Ancien chef de l’armée ayant débarqué il y a un an en politique, le centriste Benny Gantz se veut pragmatique et rassembleur, deux qualités dont il aura besoin pour tenter de former un gouvernement, après sa désignation par le président israélien lundi.
A 60 ans, le chef de « Bleu-Blanc », formation qui rassemble des élus des deux bords, a reçu le soutien de 61 élus, plus que l’inamovible Benjamin Netanyahu, Premier ministre depuis plus d’une décennie.
La mission de M. Gantz, désormais: mettre fin à la plus grave crise politique de l’histoire d’Israël.
Ce père de quatre enfants, à l’attitude décontractée et abordable, n’avait aucune expérience politique lorsqu’il s’est jeté dans l’arène il y a un an pour former Kahol Lavan -« Bleu-Blanc » en français, les couleurs du drapeau israélien.
Mais en fédérant les opposants à M. Netanyahu, il a réussi à rivaliser aux législatives d’avril, puis à celles de septembre 2019.
Lors du 3e scrutin du 2 mars, son parti a paradoxalement reculé, obtenant 33 sièges contre 36 pour le Likoud du Premier ministre sortant, mais Benny Gantz a reçu au final le soutien de 61 députés, contre 58 pour M. Netanyahu.
Son but est clair: chasser Benjamin Netanyahu, inculpé pour corruption et dont le procès, repoussé pour cause de pandémie mondiale, est désormais prévu dans deux mois.
« Le monde doit savoir que nous sommes pragmatiques et voyons uniquement le bien de l’Etat sans se préoccuper d’intérêts personnels », argue M. Gantz, disant vouloir restituer un sens de « l’honneur » à la fonction de Premier ministre.
Pur « sabra » –terme désignant les juifs nés en Israël–, ce fils d’immigrants rescapés de la Shoah est né le 9 juin 1959 à Kfar Ahim, un village du sud.
En 1977, il rejoint l’armée. Parachutiste, il gravit les échelons et obtient le grade de général en 2001 avant de devenir chef d’état-major de 2011 à 2015.
Dans un pays où l’armée est fédératrice, cet homme de 1,95 m aux yeux bleus bénéficie d’une aura conférée par ses faits d’armes et son rang d’ancien commandant des armées.

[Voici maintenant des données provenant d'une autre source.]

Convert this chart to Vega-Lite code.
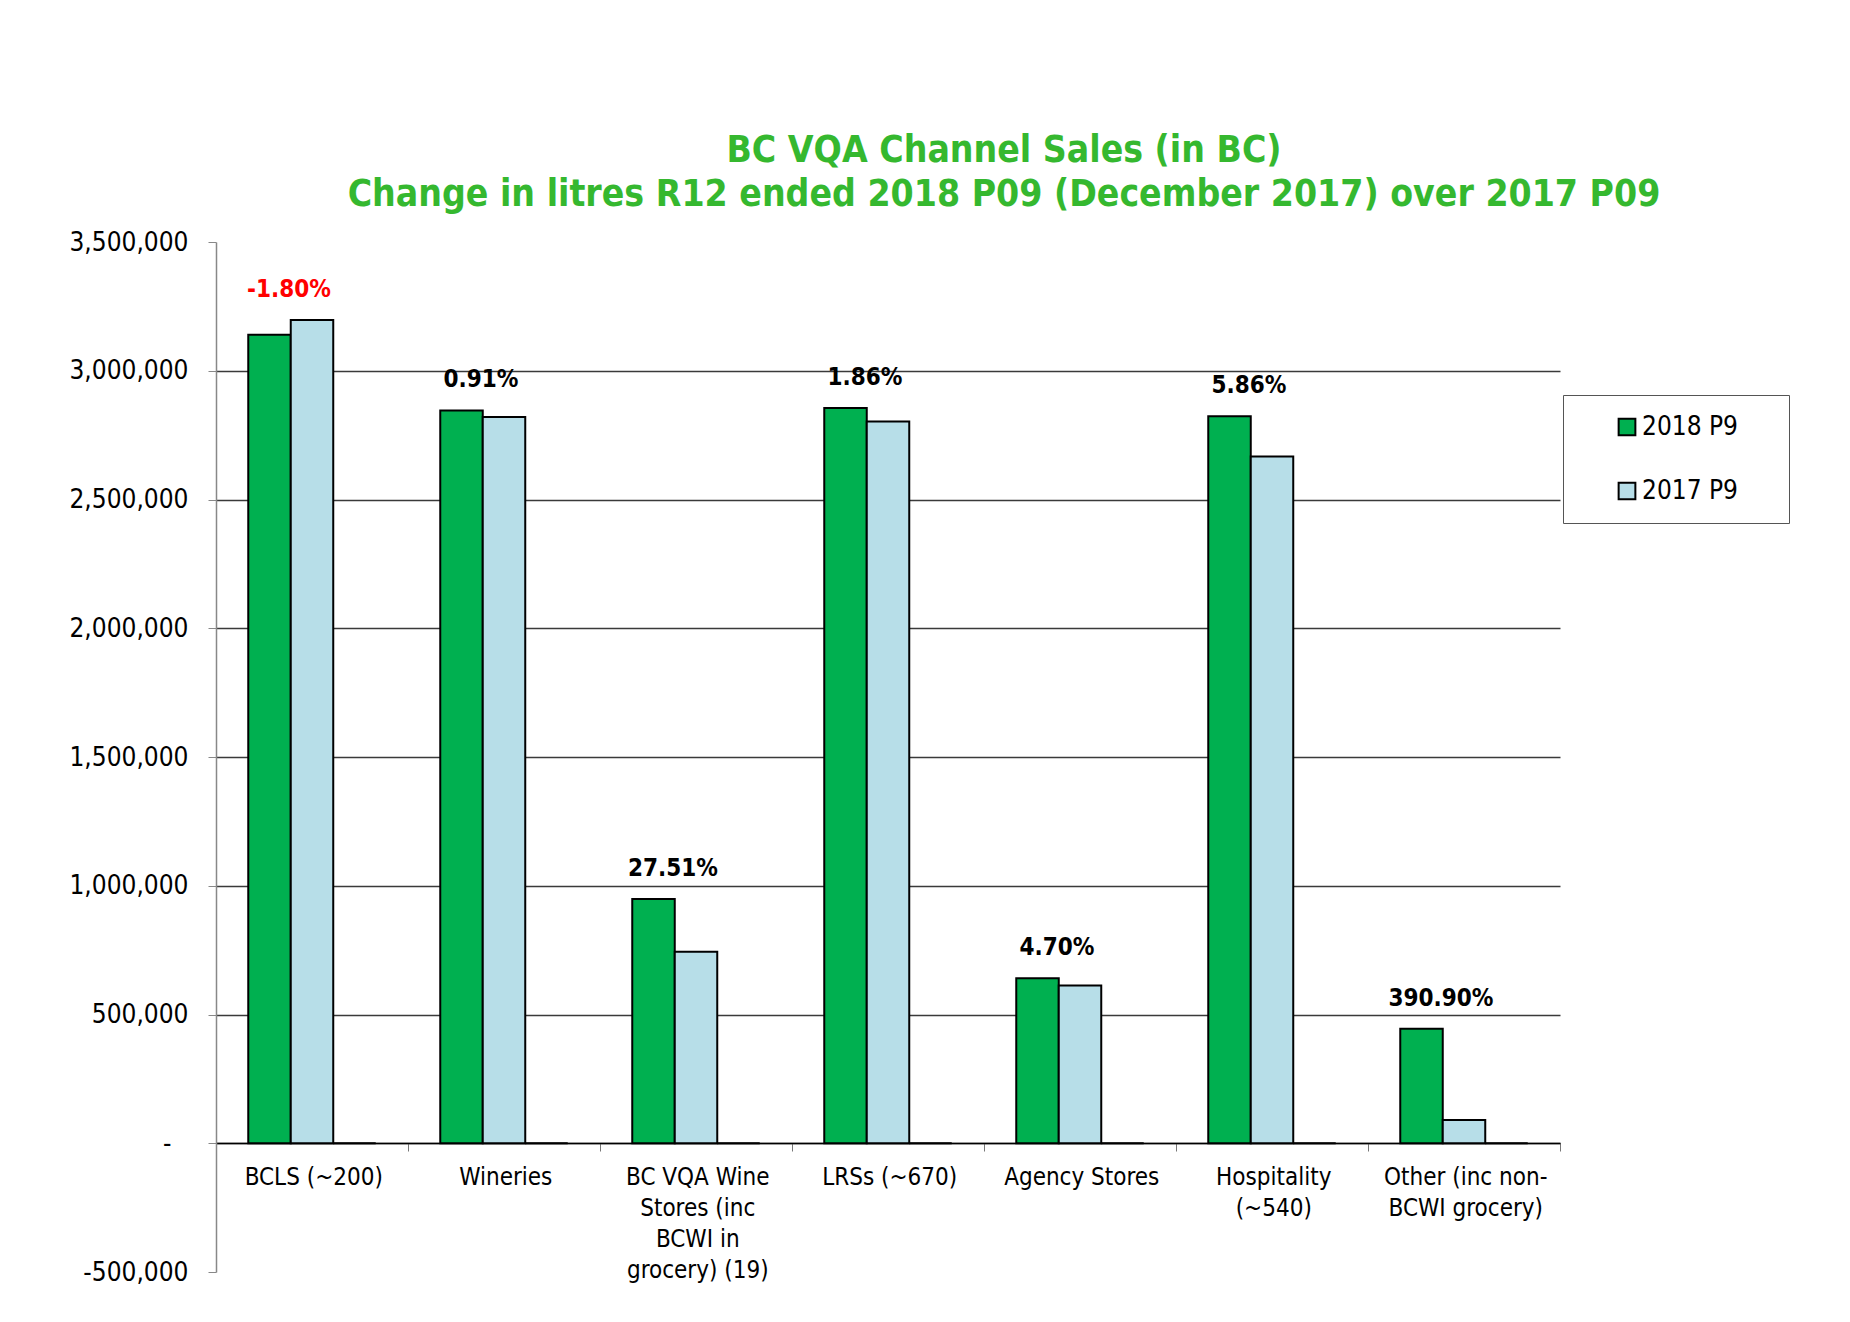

« Il n’a pas laissé de traces indélébiles dans l’armée, mais a conservé une image de stabilité et d’honnêteté », selon Amos Harel, journaliste spécialiste des affaires militaires au quotidien Haaretz.
S’il propose une vision plus libérale de la société que M. Netanyahu, et souhaite mettre en place un gouvernement laïc favorable au mariage civil, ce qui n’est pas d’usage en Israël, il soigne, comme le Premier ministre, son image de faucon.
Il affirme vouloir conserver le contrôle militaire israélien sur la majeure partie de la Cisjordanie occupée, annexer la vallée du Jourdain et mettre fin aux attaques à partir de Gaza.
Lors de la dernière guerre dans l’enclave contrôlée par les islamistes palestiniens du Hamas (2014), c’est lui qui était aux commandes et s’est targué du nombre de « terroristes » tués dans un clip de campagne, sans évoquer les victimes civiles.
Il a accusé le gouvernement actuel de « faire trop de concessions » et promis d’imposer « une politique de dissuasion » contre le Hamas à qui Israël a livré trois guerres depuis 2008.
Cultivant son image de « dur à cuire », M. Gantz a multiplié les appels du pied en direction de l’électorat de droite, poussant M. Netanyahu à le qualifier de « pâle imitation ».
Benny Gantz est titulaire d’une licence d’histoire de l’université de Tel-Aviv, d’un master en Sciences politiques de l’université de Haïfa (nord) et d’un master en gestion de ressources nationales de la National Defense University aux Etats-Unis.
Soutenu à la fois par la Liste unie des partis arabes israéliens et par le nationaliste Avigdor Lieberman, qui a par le passé refusé de participer à un gouvernement soutenu par les partis arabes, M. Gantz arrivera-t-il à former un gouvernement stable?
L’ancien militaire avait un temps écarté un scénario: celui d’un gouvernement d’union avec Benjamin Netanyahu à sa tête, l’inculpation du Premier ministre sortant le disqualifiant à ses yeu. Avant de finalement l’appeler à le rejoindre dans le gouvernement qu’il entend former.